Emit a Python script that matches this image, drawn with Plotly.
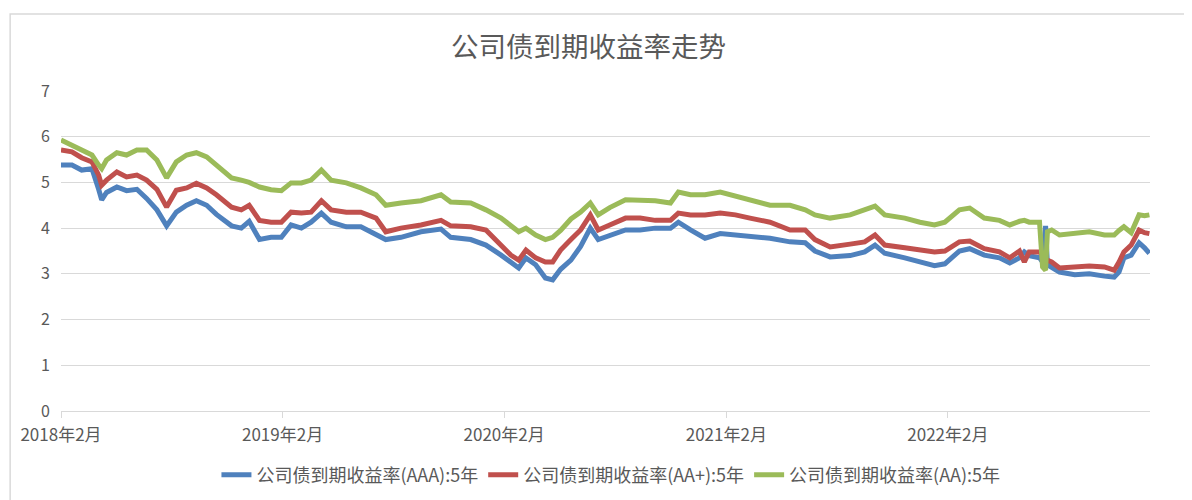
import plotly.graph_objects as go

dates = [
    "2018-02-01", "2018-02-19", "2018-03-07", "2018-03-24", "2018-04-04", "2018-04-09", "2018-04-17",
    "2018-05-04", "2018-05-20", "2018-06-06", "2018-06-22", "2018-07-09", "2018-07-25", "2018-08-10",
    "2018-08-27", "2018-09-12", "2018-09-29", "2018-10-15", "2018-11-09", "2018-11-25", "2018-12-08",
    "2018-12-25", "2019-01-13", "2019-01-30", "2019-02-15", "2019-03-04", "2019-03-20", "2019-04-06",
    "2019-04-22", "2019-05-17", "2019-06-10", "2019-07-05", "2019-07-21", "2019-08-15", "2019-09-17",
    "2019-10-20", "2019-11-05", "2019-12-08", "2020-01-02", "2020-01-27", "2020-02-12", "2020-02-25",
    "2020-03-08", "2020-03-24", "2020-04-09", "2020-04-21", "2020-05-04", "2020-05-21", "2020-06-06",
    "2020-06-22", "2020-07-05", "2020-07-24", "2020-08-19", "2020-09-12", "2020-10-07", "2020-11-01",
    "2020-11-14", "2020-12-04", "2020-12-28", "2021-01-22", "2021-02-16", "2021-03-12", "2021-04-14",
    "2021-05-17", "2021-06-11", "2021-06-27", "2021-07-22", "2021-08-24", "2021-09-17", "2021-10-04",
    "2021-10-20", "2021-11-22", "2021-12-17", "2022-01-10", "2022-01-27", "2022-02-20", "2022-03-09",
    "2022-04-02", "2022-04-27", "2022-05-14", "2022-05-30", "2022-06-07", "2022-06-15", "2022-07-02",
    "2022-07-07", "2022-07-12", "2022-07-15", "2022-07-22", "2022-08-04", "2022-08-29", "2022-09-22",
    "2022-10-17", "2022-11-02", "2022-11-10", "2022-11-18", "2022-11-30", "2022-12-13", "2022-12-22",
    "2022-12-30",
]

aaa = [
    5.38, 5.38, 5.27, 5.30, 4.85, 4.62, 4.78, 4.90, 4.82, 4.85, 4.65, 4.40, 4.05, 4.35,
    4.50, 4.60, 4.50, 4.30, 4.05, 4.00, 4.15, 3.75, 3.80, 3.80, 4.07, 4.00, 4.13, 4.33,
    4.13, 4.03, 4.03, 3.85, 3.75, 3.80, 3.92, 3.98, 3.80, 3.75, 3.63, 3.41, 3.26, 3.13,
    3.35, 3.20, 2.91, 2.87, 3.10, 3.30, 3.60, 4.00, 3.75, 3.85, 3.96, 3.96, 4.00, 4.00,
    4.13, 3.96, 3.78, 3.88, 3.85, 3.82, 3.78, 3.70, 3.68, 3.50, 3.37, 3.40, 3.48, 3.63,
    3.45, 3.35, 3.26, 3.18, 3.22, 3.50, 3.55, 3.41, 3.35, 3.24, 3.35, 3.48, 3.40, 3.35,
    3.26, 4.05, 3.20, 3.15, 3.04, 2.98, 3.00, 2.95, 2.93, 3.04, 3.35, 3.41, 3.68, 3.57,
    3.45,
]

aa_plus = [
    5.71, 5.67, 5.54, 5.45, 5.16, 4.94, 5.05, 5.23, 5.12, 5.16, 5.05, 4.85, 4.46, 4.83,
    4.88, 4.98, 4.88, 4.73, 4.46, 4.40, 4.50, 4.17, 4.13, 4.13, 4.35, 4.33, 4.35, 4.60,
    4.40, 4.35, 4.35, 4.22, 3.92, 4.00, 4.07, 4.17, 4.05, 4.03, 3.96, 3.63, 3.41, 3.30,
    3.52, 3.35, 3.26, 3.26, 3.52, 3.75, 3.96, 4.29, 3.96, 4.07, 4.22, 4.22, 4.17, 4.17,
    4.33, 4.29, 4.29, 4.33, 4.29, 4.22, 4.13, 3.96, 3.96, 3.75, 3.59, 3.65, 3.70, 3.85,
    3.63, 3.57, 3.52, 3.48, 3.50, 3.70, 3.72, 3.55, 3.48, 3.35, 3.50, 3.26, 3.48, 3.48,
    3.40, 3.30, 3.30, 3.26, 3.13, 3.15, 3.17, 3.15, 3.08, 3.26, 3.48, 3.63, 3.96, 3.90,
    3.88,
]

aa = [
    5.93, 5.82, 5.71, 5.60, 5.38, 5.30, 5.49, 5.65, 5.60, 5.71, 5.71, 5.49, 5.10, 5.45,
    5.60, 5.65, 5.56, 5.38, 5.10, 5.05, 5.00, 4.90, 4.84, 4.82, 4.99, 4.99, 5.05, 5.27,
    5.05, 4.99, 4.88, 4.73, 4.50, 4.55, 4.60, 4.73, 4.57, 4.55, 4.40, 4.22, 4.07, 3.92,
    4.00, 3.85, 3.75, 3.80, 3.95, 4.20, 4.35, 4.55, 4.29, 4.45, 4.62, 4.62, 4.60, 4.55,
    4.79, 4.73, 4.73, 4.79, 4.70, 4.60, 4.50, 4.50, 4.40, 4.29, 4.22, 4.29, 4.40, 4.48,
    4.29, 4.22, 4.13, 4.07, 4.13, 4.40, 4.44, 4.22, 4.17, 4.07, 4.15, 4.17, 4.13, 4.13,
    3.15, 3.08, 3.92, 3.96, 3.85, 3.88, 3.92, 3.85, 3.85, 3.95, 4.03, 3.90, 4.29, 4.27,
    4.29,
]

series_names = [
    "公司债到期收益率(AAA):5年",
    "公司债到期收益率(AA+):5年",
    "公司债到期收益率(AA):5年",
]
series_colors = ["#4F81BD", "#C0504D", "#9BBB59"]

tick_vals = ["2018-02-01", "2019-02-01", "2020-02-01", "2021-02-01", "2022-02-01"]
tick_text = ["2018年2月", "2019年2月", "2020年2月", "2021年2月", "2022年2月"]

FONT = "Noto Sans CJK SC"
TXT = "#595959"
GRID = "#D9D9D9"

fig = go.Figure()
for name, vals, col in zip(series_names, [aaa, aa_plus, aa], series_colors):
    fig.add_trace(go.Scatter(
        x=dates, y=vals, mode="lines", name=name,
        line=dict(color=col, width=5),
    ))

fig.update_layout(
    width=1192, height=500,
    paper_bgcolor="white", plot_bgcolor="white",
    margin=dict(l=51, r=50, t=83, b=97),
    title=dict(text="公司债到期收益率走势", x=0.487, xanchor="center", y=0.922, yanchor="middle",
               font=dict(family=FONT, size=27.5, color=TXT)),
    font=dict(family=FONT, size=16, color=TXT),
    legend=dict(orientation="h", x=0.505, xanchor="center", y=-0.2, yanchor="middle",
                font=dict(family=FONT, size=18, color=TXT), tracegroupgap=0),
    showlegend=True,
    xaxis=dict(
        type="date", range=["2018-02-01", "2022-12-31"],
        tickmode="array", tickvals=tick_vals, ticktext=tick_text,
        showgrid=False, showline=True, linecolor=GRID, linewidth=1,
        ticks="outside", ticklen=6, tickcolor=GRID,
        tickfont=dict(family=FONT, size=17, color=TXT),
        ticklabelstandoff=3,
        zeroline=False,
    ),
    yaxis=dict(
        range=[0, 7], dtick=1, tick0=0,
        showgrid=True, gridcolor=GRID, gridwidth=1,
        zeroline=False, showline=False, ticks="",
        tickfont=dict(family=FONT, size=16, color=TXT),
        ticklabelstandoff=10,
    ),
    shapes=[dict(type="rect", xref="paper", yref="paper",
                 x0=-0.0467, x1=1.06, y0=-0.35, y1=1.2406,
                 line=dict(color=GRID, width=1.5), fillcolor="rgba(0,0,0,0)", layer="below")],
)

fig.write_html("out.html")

> _PROBLEM TO SOLVE_
Copy each line above precisely, dropping the pictures.

> _FULL ANSWER_
Emit a Python script that matches this image, drawn with Plotly.
import plotly.graph_objects as go

dates = [
    "2018-02-01", "2018-02-19", "2018-03-07", "2018-03-24", "2018-04-04", "2018-04-09", "2018-04-17",
    "2018-05-04", "2018-05-20", "2018-06-06", "2018-06-22", "2018-07-09", "2018-07-25", "2018-08-10",
    "2018-08-27", "2018-09-12", "2018-09-29", "2018-10-15", "2018-11-09", "2018-11-25", "2018-12-08",
    "2018-12-25", "2019-01-13", "2019-01-30", "2019-02-15", "2019-03-04", "2019-03-20", "2019-04-06",
    "2019-04-22", "2019-05-17", "2019-06-10", "2019-07-05", "2019-07-21", "2019-08-15", "2019-09-17",
    "2019-10-20", "2019-11-05", "2019-12-08", "2020-01-02", "2020-01-27", "2020-02-12", "2020-02-25",
    "2020-03-08", "2020-03-24", "2020-04-09", "2020-04-21", "2020-05-04", "2020-05-21", "2020-06-06",
    "2020-06-22", "2020-07-05", "2020-07-24", "2020-08-19", "2020-09-12", "2020-10-07", "2020-11-01",
    "2020-11-14", "2020-12-04", "2020-12-28", "2021-01-22", "2021-02-16", "2021-03-12", "2021-04-14",
    "2021-05-17", "2021-06-11", "2021-06-27", "2021-07-22", "2021-08-24", "2021-09-17", "2021-10-04",
    "2021-10-20", "2021-11-22", "2021-12-17", "2022-01-10", "2022-01-27", "2022-02-20", "2022-03-09",
    "2022-04-02", "2022-04-27", "2022-05-14", "2022-05-30", "2022-06-07", "2022-06-15", "2022-07-02",
    "2022-07-07", "2022-07-12", "2022-07-15", "2022-07-22", "2022-08-04", "2022-08-29", "2022-09-22",
    "2022-10-17", "2022-11-02", "2022-11-10", "2022-11-18", "2022-11-30", "2022-12-13", "2022-12-22",
    "2022-12-30",
]

aaa = [
    5.38, 5.38, 5.27, 5.30, 4.85, 4.62, 4.78, 4.90, 4.82, 4.85, 4.65, 4.40, 4.05, 4.35,
    4.50, 4.60, 4.50, 4.30, 4.05, 4.00, 4.15, 3.75, 3.80, 3.80, 4.07, 4.00, 4.13, 4.33,
    4.13, 4.03, 4.03, 3.85, 3.75, 3.80, 3.92, 3.98, 3.80, 3.75, 3.63, 3.41, 3.26, 3.13,
    3.35, 3.20, 2.91, 2.87, 3.10, 3.30, 3.60, 4.00, 3.75, 3.85, 3.96, 3.96, 4.00, 4.00,
    4.13, 3.96, 3.78, 3.88, 3.85, 3.82, 3.78, 3.70, 3.68, 3.50, 3.37, 3.40, 3.48, 3.63,
    3.45, 3.35, 3.26, 3.18, 3.22, 3.50, 3.55, 3.41, 3.35, 3.24, 3.35, 3.48, 3.40, 3.35,
    3.26, 4.05, 3.20, 3.15, 3.04, 2.98, 3.00, 2.95, 2.93, 3.04, 3.35, 3.41, 3.68, 3.57,
    3.45,
]

aa_plus = [
    5.71, 5.67, 5.54, 5.45, 5.16, 4.94, 5.05, 5.23, 5.12, 5.16, 5.05, 4.85, 4.46, 4.83,
    4.88, 4.98, 4.88, 4.73, 4.46, 4.40, 4.50, 4.17, 4.13, 4.13, 4.35, 4.33, 4.35, 4.60,
    4.40, 4.35, 4.35, 4.22, 3.92, 4.00, 4.07, 4.17, 4.05, 4.03, 3.96, 3.63, 3.41, 3.30,
    3.52, 3.35, 3.26, 3.26, 3.52, 3.75, 3.96, 4.29, 3.96, 4.07, 4.22, 4.22, 4.17, 4.17,
    4.33, 4.29, 4.29, 4.33, 4.29, 4.22, 4.13, 3.96, 3.96, 3.75, 3.59, 3.65, 3.70, 3.85,
    3.63, 3.57, 3.52, 3.48, 3.50, 3.70, 3.72, 3.55, 3.48, 3.35, 3.50, 3.26, 3.48, 3.48,
    3.40, 3.30, 3.30, 3.26, 3.13, 3.15, 3.17, 3.15, 3.08, 3.26, 3.48, 3.63, 3.96, 3.90,
    3.88,
]

aa = [
    5.93, 5.82, 5.71, 5.60, 5.38, 5.30, 5.49, 5.65, 5.60, 5.71, 5.71, 5.49, 5.10, 5.45,
    5.60, 5.65, 5.56, 5.38, 5.10, 5.05, 5.00, 4.90, 4.84, 4.82, 4.99, 4.99, 5.05, 5.27,
    5.05, 4.99, 4.88, 4.73, 4.50, 4.55, 4.60, 4.73, 4.57, 4.55, 4.40, 4.22, 4.07, 3.92,
    4.00, 3.85, 3.75, 3.80, 3.95, 4.20, 4.35, 4.55, 4.29, 4.45, 4.62, 4.62, 4.60, 4.55,
    4.79, 4.73, 4.73, 4.79, 4.70, 4.60, 4.50, 4.50, 4.40, 4.29, 4.22, 4.29, 4.40, 4.48,
    4.29, 4.22, 4.13, 4.07, 4.13, 4.40, 4.44, 4.22, 4.17, 4.07, 4.15, 4.17, 4.13, 4.13,
    3.15, 3.08, 3.92, 3.96, 3.85, 3.88, 3.92, 3.85, 3.85, 3.95, 4.03, 3.90, 4.29, 4.27,
    4.29,
]

series_names = [
    "公司债到期收益率(AAA):5年",
    "公司债到期收益率(AA+):5年",
    "公司债到期收益率(AA):5年",
]
series_colors = ["#4F81BD", "#C0504D", "#9BBB59"]

tick_vals = ["2018-02-01", "2019-02-01", "2020-02-01", "2021-02-01", "2022-02-01"]
tick_text = ["2018年2月", "2019年2月", "2020年2月", "2021年2月", "2022年2月"]

FONT = "Noto Sans CJK SC"
TXT = "#595959"
GRID = "#D9D9D9"

fig = go.Figure()
for name, vals, col in zip(series_names, [aaa, aa_plus, aa], series_colors):
    fig.add_trace(go.Scatter(
        x=dates, y=vals, mode="lines", name=name,
        line=dict(color=col, width=5),
    ))

fig.update_layout(
    width=1192, height=500,
    paper_bgcolor="white", plot_bgcolor="white",
    margin=dict(l=51, r=50, t=83, b=97),
    title=dict(text="公司债到期收益率走势", x=0.487, xanchor="center", y=0.922, yanchor="middle",
               font=dict(family=FONT, size=27.5, color=TXT)),
    font=dict(family=FONT, size=16, color=TXT),
    legend=dict(orientation="h", x=0.505, xanchor="center", y=-0.2, yanchor="middle",
                font=dict(family=FONT, size=18, color=TXT), tracegroupgap=0),
    showlegend=True,
    xaxis=dict(
        type="date", range=["2018-02-01", "2022-12-31"],
        tickmode="array", tickvals=tick_vals, ticktext=tick_text,
        showgrid=False, showline=True, linecolor=GRID, linewidth=1,
        ticks="outside", ticklen=6, tickcolor=GRID,
        tickfont=dict(family=FONT, size=17, color=TXT),
        ticklabelstandoff=3,
        zeroline=False,
    ),
    yaxis=dict(
        range=[0, 7], dtick=1, tick0=0,
        showgrid=True, gridcolor=GRID, gridwidth=1,
        zeroline=False, showline=False, ticks="",
        tickfont=dict(family=FONT, size=16, color=TXT),
        ticklabelstandoff=10,
    ),
    shapes=[dict(type="rect", xref="paper", yref="paper",
                 x0=-0.0467, x1=1.06, y0=-0.35, y1=1.2406,
                 line=dict(color=GRID, width=1.5), fillcolor="rgba(0,0,0,0)", layer="below")],
)

fig.write_html("out.html")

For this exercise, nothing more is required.